"We ask the government of England and those in charge of the [U.K.] Embassy in Tehran to pave the way for the presence of human rights [experts] in that country without making false excuses," Ebrahimi said.
Ebrahimi, who is the deputy chairman of the parliament's National Security and Foreign Policy Committee, added that Iranian human rights investigators want to speak to Britain's "political prisoners" and prepare a report about the treatment of "protesters" for international organizations.
Iranian Foreign Ministry spokesman Ramin Mehmanparast, meanwhile, urged the British government to order the police to stop their violent confrontation with the protesters and begin a dialogue to calm the situation.
This from Tehran, where force was used to end peaceful opposition protests in 2009 and a crackdown on all dissenting voices continues.
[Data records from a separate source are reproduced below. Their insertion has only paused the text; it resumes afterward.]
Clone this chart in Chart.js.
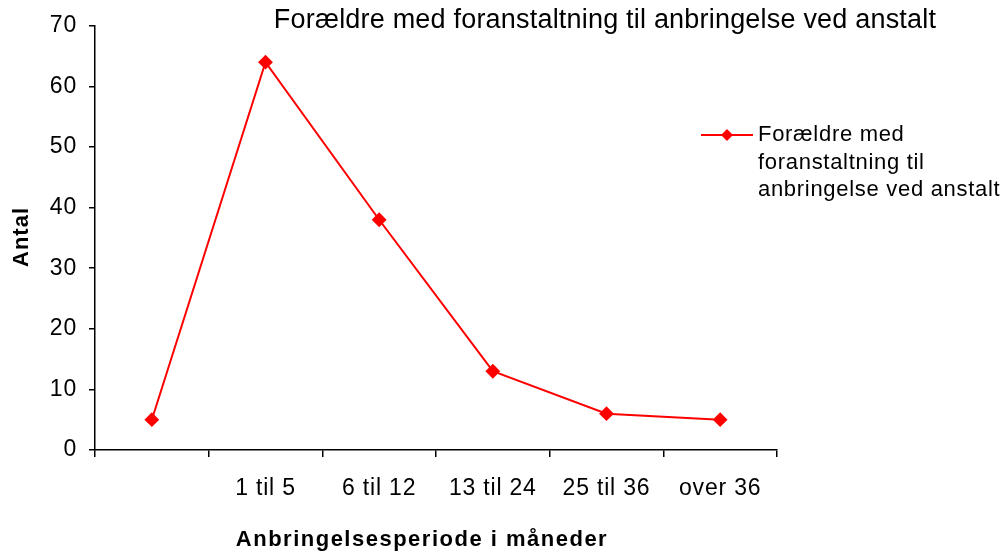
<!DOCTYPE html>
<html>
<head>
<meta charset="utf-8">
<script src="https://cdn.jsdelivr.net/npm/chart.js@4/dist/chart.umd.min.js"></script>
<style>
  html, body { margin: 0; padding: 0; background: #fff; }
  #wrap { width: 1006px; height: 553px; }
</style>
</head>
<body>
<div id="wrap"><canvas id="linjeGraf"></canvas></div>
<script>
// dati del grafico
const kategorier = ['', '1 til 5', '6 til 12', '13 til 24', '25 til 36', 'over 36'];
const antal = [5, 64, 38, 13, 6, 5];
const serieNavn = 'Forældre med foranstaltning til anbringelse ved anstalt';
const legendLinjer = ['Forældre med', 'foranstaltning til', 'anbringelse ved anstalt'];
const yTicks = [0, 10, 20, 30, 40, 50, 60, 70];
const xTitel = 'Anbringelsesperiode i måneder';
const yTitel = 'Antal';

const FONT = "'Liberation Sans', Arial, sans-serif";
const ROD = '#ff0000';

// spaziatura lettere come nel grafico originale (excel)
const spaziatura = {
  id: 'spaziatura',
  beforeDraw: (chart) => { chart.ctx.letterSpacing = '0.8px'; }
};

// titolo, titoli degli assi e legenda disegnati a mano
const testiPlugin = {
  id: 'testi',
  afterDraw: (chart) => {
    const ctx = chart.ctx;
    const ds = chart.data.datasets[0];
    ctx.save();
    ctx.fillStyle = '#000';
    ctx.textBaseline = 'middle';

    // titolo
    ctx.letterSpacing = '0.2px';
    ctx.font = '27px ' + FONT;
    ctx.textAlign = 'center';
    ctx.fillText(serieNavn, 605, 21);

    // titolo asse x
    ctx.letterSpacing = '1.5px';
    ctx.font = 'bold 22px ' + FONT;
    ctx.fillText(xTitel, 422, 540);

    // titolo asse y
    ctx.save();
    ctx.translate(22, 237);
    ctx.rotate(-Math.PI / 2);
    ctx.letterSpacing = '1px';
    ctx.font = 'bold 22px ' + FONT;
    ctx.fillText(yTitel, 0, 0);
    ctx.restore();

    // legenda
    const y0 = 135;
    ctx.strokeStyle = ds.borderColor;
    ctx.lineWidth = 2;
    ctx.beginPath();
    ctx.moveTo(701, y0);
    ctx.lineTo(753, y0);
    ctx.stroke();
    ctx.fillStyle = ds.pointBackgroundColor;
    ctx.beginPath();
    ctx.moveTo(727, y0 - 6);
    ctx.lineTo(733, y0);
    ctx.lineTo(727, y0 + 6);
    ctx.lineTo(721, y0);
    ctx.closePath();
    ctx.fill();
    ctx.fillStyle = '#000';
    ctx.letterSpacing = '0.7px';
    ctx.font = '22px ' + FONT;
    ctx.textAlign = 'left';
    legendLinjer.forEach((t, i) => ctx.fillText(t, 758, y0 + i * 27.5));
    ctx.restore();
  }
};

const ctx = document.getElementById('linjeGraf').getContext('2d');
new Chart(ctx, {
  type: 'line',
  data: {
    labels: kategorier,
    datasets: [{
      label: serieNavn,
      data: antal,
      borderColor: ROD,
      backgroundColor: ROD,
      pointBackgroundColor: ROD,
      pointBorderColor: ROD,
      pointStyle: 'rectRot',
      pointRadius: 6,
      pointHoverRadius: 6,
      borderWidth: 2,
      tension: 0
    }]
  },
  options: {
    responsive: true,
    maintainAspectRatio: false,
    animation: false,
    layout: { padding: { top: 24, right: 229, left: 0, bottom: 0 } },
    plugins: {
      legend: { display: false },
      title: { display: false },
      tooltip: { enabled: false }
    },
    scales: {
      x: {
        offset: true,
        afterFit: (s) => { s.height = 103; },
        border: { color: '#000', width: 1.5 },
        grid: { offset: true, drawOnChartArea: false, drawTicks: true, tickLength: 7, color: '#000', lineWidth: 1.5 },
        ticks: { color: '#000', font: { family: FONT, size: 23 }, padding: 18, maxRotation: 0, autoSkip: false }
      },
      y: {
        min: 0,
        max: 70,
        afterFit: (s) => { s.width = 95; },
        afterBuildTicks: (s) => { s.ticks = yTicks.map(v => ({ value: v })); },
        border: { color: '#000', width: 1.5 },
        grid: { drawOnChartArea: false, drawTicks: true, tickLength: 6, color: '#000', lineWidth: 1.5 },
        ticks: { color: '#000', font: { family: FONT, size: 23 }, padding: 12 }
      }
    }
  },
  plugins: [spaziatura, testiPlugin]
});
</script>
</body>
</html>
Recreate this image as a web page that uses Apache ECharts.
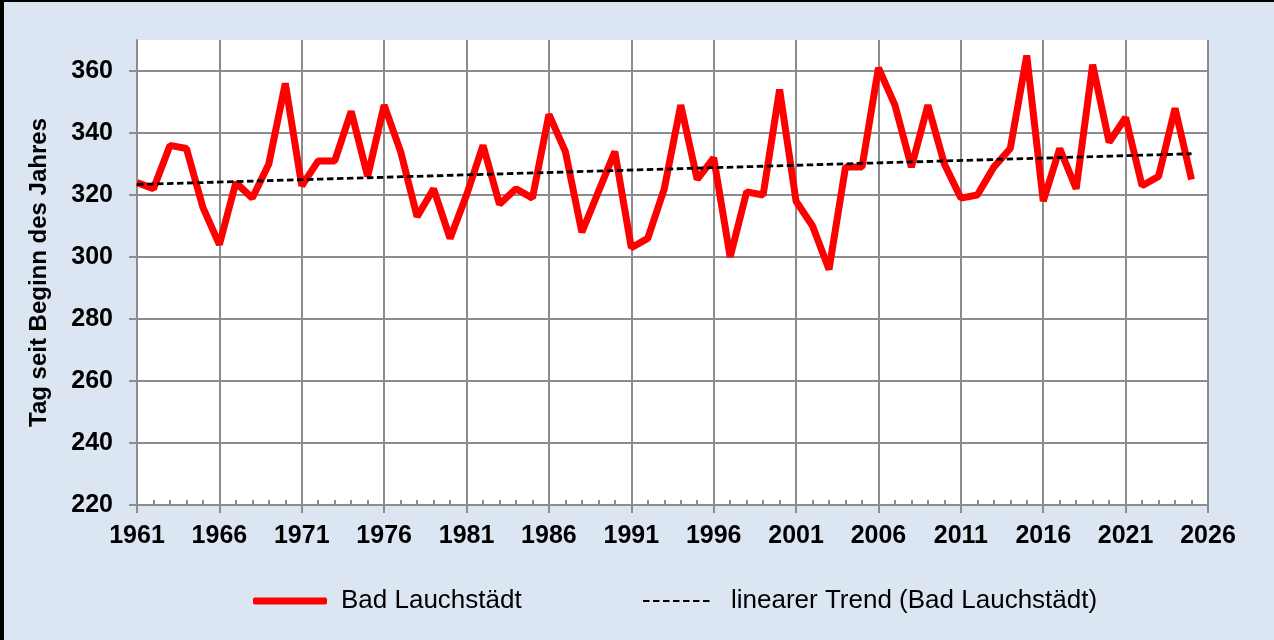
<!DOCTYPE html>
<html>
<head>
<meta charset="utf-8">
<script src="https://cdn.jsdelivr.net/npm/echarts@6/dist/echarts.min.js"></script>
<style>
  html, body { margin: 0; padding: 0; }
  #main {
    width: 1274px; height: 640px; box-sizing: border-box;
    background: #dce6f2;
    border-left: 4px solid #000; border-top: 2px solid #000;
  }
</style>
</head>
<body>
<div id="main"></div>
<script>
// Bad Lauchstädt, Tag seit Jahresbeginn 1961-2025
var years = []
for (var y = 1961; y <= 2026; y++) years.push(String(y))

var badLauchstaedt = [
  324, 322, 336, 335, 316, 304, 324, 319, 330, 356,
  323, 331, 331, 347, 326, 349, 334, 313, 322, 306,
  320, 336, 317, 322, 319, 346, 334, 308, 321, 334,
  303, 306, 322, 349, 325, 332, 300, 321, 320, 354,
  318, 310, 296, 329, 329, 361, 349, 329, 349, 330,
  319, 320, 329, 335, 365, 318, 335, 322, 362, 337,
  345, 323, 326, 348, 325
]

// trend line end points (1961 / 2025)
var trendPoints = [[0, 323.4], [64, 333.3]]

var yTicks = { min: 220, max: 370, step: 20 }

var font = 'Liberation Sans, Arial, sans-serif'
var gridGray = '#8c8c8c'

var chart = echarts.init(document.getElementById('main'))
chart.setOption({
  animation: false,
  grid: { left: 133, right: 66, top: 38, bottom: 135, backgroundColor: '#fff', show: true, borderWidth: 0 },
  legend: [
    {
      data: [{ name: 'Bad Lauchstädt', icon: 'roundRect' }],
      left: 244, top: 581,
      itemWidth: 74, itemHeight: 7,
      itemStyle: { color: '#ff0000' },
      textStyle: { fontFamily: font, fontSize: 26, color: '#000', padding: [0, 0, 0, 9] }
    },
    {
      data: ['linearer Trend (Bad Lauchstädt)'],
      left: 633, top: 581,
      itemWidth: 70, itemHeight: 14,
      itemStyle: { opacity: 0 },
      textStyle: { fontFamily: font, fontSize: 26, color: '#000', padding: [0, 0, 0, 13] }
    }
  ],
  xAxis: [
    {
      type: 'category',
      data: years,
      boundaryGap: false,
      axisLine: { lineStyle: { color: gridGray, width: 2 } },
      axisTick: { show: true, interval: 4, length: 8, lineStyle: { color: gridGray, width: 2 } },
      axisLabel: { interval: 4, margin: 19, fontFamily: font, fontSize: 25, fontWeight: 'bold', color: '#000' },
      splitLine: { show: true, interval: 4, lineStyle: { color: gridGray, width: 2 } }
    },
    {
      type: 'category',
      data: years,
      boundaryGap: false,
      position: 'bottom',
      axisLine: { show: false },
      axisTick: { show: true, inside: true, interval: 0, length: 5, lineStyle: { color: gridGray, width: 2 } },
      axisLabel: { show: false },
      splitLine: { show: false }
    }
  ],
  yAxis: {
    type: 'value',
    min: yTicks.min, max: yTicks.max, interval: yTicks.step,
    name: 'Tag seit Beginn des Jahres',
    nameLocation: 'middle',
    nameGap: 86,
    nameTextStyle: { fontFamily: font, fontSize: 24, fontWeight: 'bold', color: '#000' },
    axisLine: { show: true, lineStyle: { color: gridGray, width: 2 } },
    axisTick: { show: true, length: 8, lineStyle: { color: gridGray, width: 2 } },
    axisLabel: {
      margin: 24, fontFamily: font, fontSize: 25, fontWeight: 'bold', color: '#000',
      showMaxLabel: false,
      formatter: function (v) { return v > 360 ? '' : String(v) }
    },
    splitLine: { show: true, showMaxLine: false, lineStyle: { color: gridGray, width: 2 } }
  },
  series: [
    {
      name: 'Bad Lauchstädt',
      type: 'line',
      data: badLauchstaedt,
      showSymbol: false,
      symbol: 'none',
      lineStyle: { color: '#ff0000', width: 7 },
      itemStyle: { color: '#ff0000' },
      z: 3
    },
    {
      name: 'linearer Trend (Bad Lauchstädt)',
      type: 'line',
      data: trendPoints,
      showSymbol: false,
      symbol: 'none',
      lineStyle: { color: '#000', width: 2.8, type: [6.5, 3.5] },
      itemStyle: { color: '#000' },
      z: 4
    }
  ]
})
</script>
</body>
</html>
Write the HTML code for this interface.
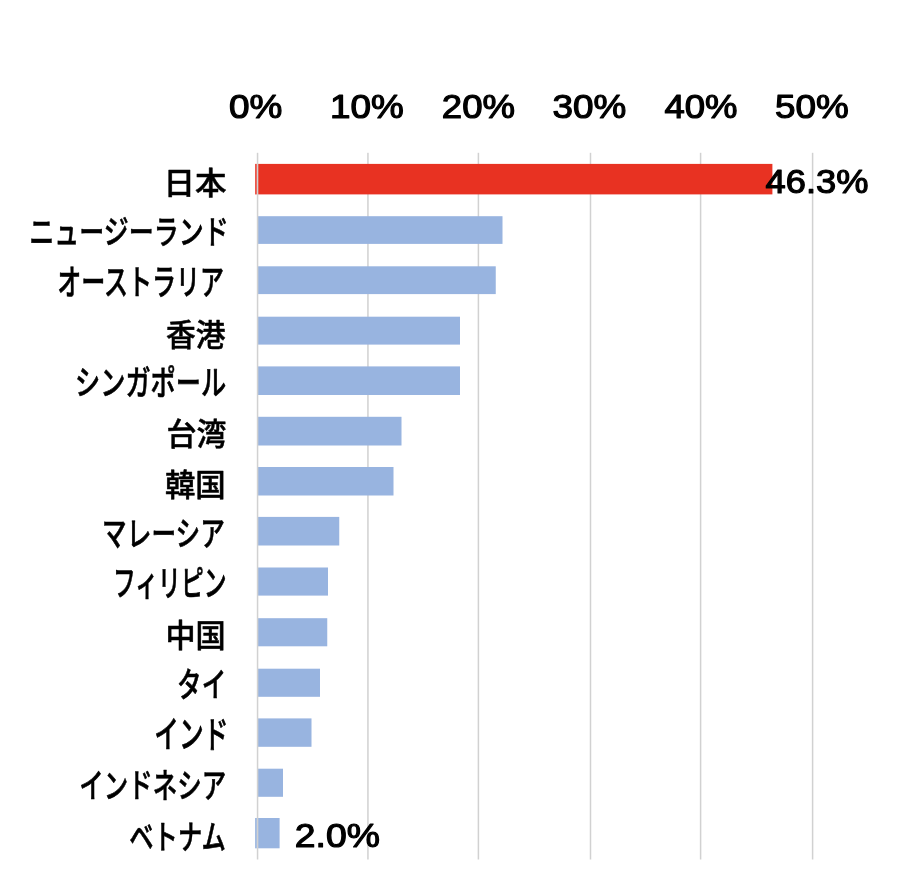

In 2009, when hundreds of thousands of Iranians took to the streets to protest against the disputed reelection of President Mahmud Ahmadinejad, security forces used force against them. According to human rights organizations between 50 and 100 people were killed. Up to 5,000 people were said to have been detained, many were tortured, and forced to make confessions.
Iran referred to them as "rioters." Now Iranian officials and state media refer to young people who have been engaged in violent acts such as rioting and looting as "protesters."
And state media, which did not cover the protests of those Iranians who marched peacefully against the results of the presidential vote, have given extensive coverage to the violence and mayhem in London.